The Bruzers have 21 wins, eight losses and one tie. The Etes won last year. This year, the pressure was on. In the end, the game played at the UH-Manoa football practice field ended in a tie — what they called 4-4, or four touchdowns apiece.
Players thought the tie was a good thing, because the game was getting pretty heated.
The list of rules is pages and pages long (lawyers!) and they're still arguing the finer points on the field (lawyers!).
Ete captain Jamila Jarmon was injured on the first play of the game yesterday. Fingernails across her face drew blood. "And the rules say we have to cut nails," she said.
Since it is a bowl game, there is a queen. First-year law students — all male — compete for the honor. Max Kopper won the crown, and he and first princess Chad Kumagai went shopping for evening gowns at Jeans Warehouse. They stood with the Etes, their dresses billowing in the breeze, holding the down markers in one hand and a beer in the other.
The rivalry is keen, yet when an Ete player — former UH soccer player Jessica Domingo — goes down with an injury, the Bruzers dive into their coolers and pull together an ice pack for her.

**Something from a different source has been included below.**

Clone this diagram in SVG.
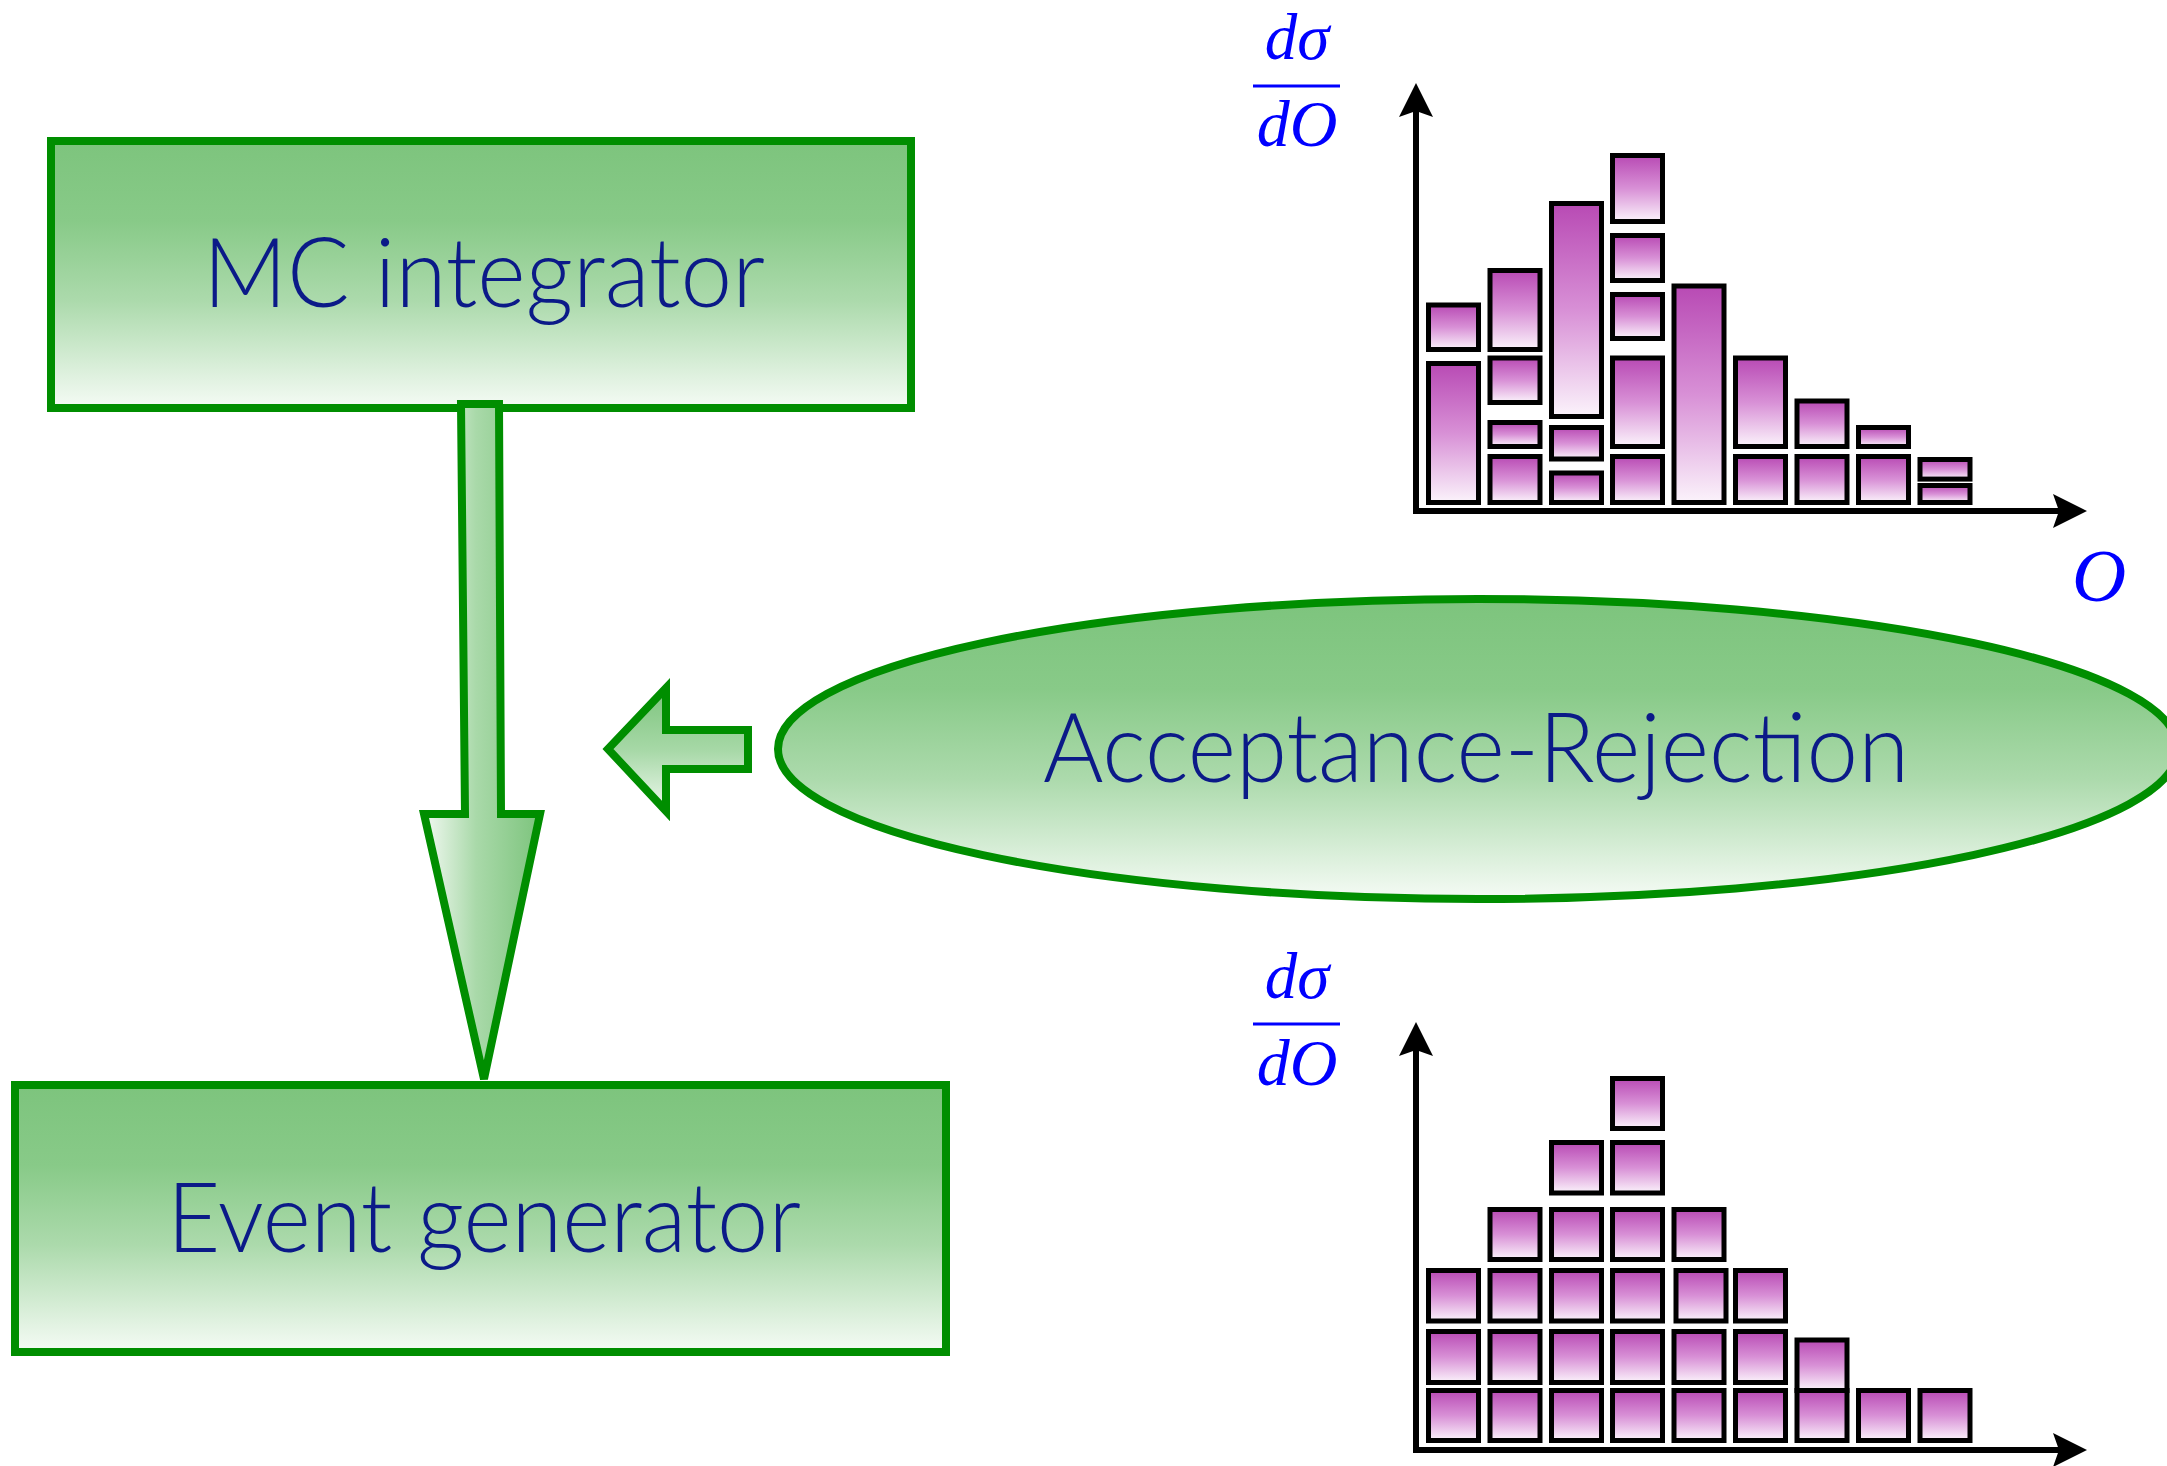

That's the heart of the game.
"Being a woman in the legal profession was at one time impossible, and then in the latter part of the 20th century it became just difficult," Ete coach Donna Davis said. "Now women make up more than 50 percent of the students in law schools across the country, but it is still a hard career path to travel. This game is a physical manifestation of the power, determination and competitiveness of women in our field."